可不管如何,是自己撞到了人,而且,她的手臂还流了血。等韦朝蓬包扎好后,朱慕云领着她离开了医院。
“对不住了,这是一点钱,给你买点东西吃。”朱慕云拿出一沓钱,他撞了人,就算责任在对方,但心里还是过意不去。
“是我没看到车子,怎么还能要先生的钱呢。”女子连忙拒绝。
“没关系,你手臂受了伤,要吃点好的。”朱慕云说,借着医院的灯光,他总算看清了女子的相貌。三十来岁,说不上特别漂亮,但也不算丑。虽然穿着粗布衣裳,但身上有一股难掩的气息。
“我是靠双手吃饭的,不能平白无故的要你的钱。
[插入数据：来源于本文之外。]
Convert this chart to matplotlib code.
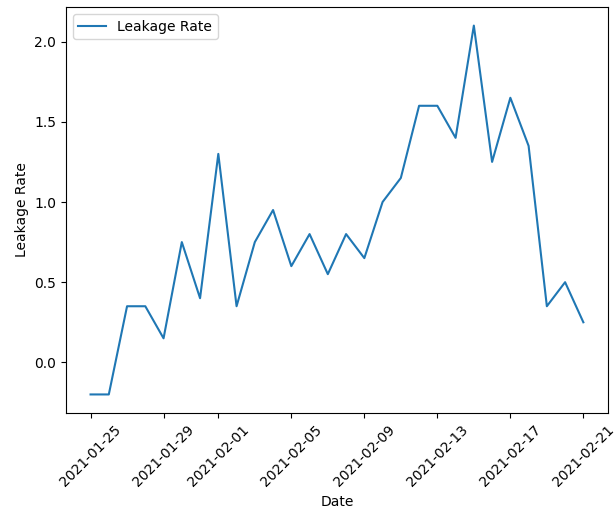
import numpy as np
import pandas as pd
import matplotlib
matplotlib.use("Agg")
import matplotlib.pyplot as plt

# daily leakage readings
dates = pd.date_range("2021-01-25", "2021-02-21", freq="D")
leakage_rate = [-0.2, -0.2, 0.35, 0.35, 0.15, 0.75, 0.4, 1.3, 0.35, 0.75,
                0.95, 0.6, 0.8, 0.55, 0.8, 0.65, 1.0, 1.15, 1.6, 1.6,
                1.4, 2.1, 1.25, 1.65, 1.35, 0.35, 0.5, 0.25]

fig, ax = plt.subplots(figsize=(6.16, 5.11), dpi=100)
fig.subplots_adjust(left=0.107, right=0.987, top=0.986, bottom=0.192)

ax.plot(dates, leakage_rate, label="Leakage Rate")
ax.set_xlabel("Date")
ax.set_ylabel("Leakage Rate")
ax.legend(loc="upper left")
plt.xticks(rotation=45)

fig.savefig("out.png")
”女子摇了摇头,还是不要钱。
“你还没吃饭吧,我请你吃顿饭,总可以吧。”朱慕云说,这年头,还有对钱不感兴趣的?这种纯朴的人,虽然也有,但朱慕云却很少能见到。他在政保局,整天都要面对尔虞我诈、勾心斗角,对人性的善良,早就很怀疑了。
“我吃个馒头就可以了。”女子低声说,她确实很饿,但是,也不想占朱慕云的便宜。
“你叫什么名字?住在哪里?”朱慕云将女子,领到雅仁医院旁边的一家小饭馆,点了几个菜,又给她叫了一碗面条。
“我叫玉梅,现在…现在没地方住。”玉梅将面条端到身前,迅速吃着。看她的样子,像是很长时间,没有吃一顿饱饭了。
“你不是古星的?”朱慕云想到刚才她的包袱,问。
“我是湖南人,以前在别人帮佣。东家走了后,我就只能做短工。这几天,一直没有接到活。”玉梅不好意思的说。
“你现在手臂受了伤,就算能接到活,也做不成啊。”朱慕云说,玉梅竟然是他老家,这让他更是亲切。在古星,湖南人虽然不少,但能自己发生交集的,玉梅还是第一个。
“我做惯粗活了,这点伤几天就好,不碍事。”玉梅满不在乎的说。
“这样吧,我家正缺个佣人,要不,你来干几天?”朱慕云突然说,不管怎么样,玉梅都是因为自己才受的伤,不就是给她口饭吃么,自己完全可以做到。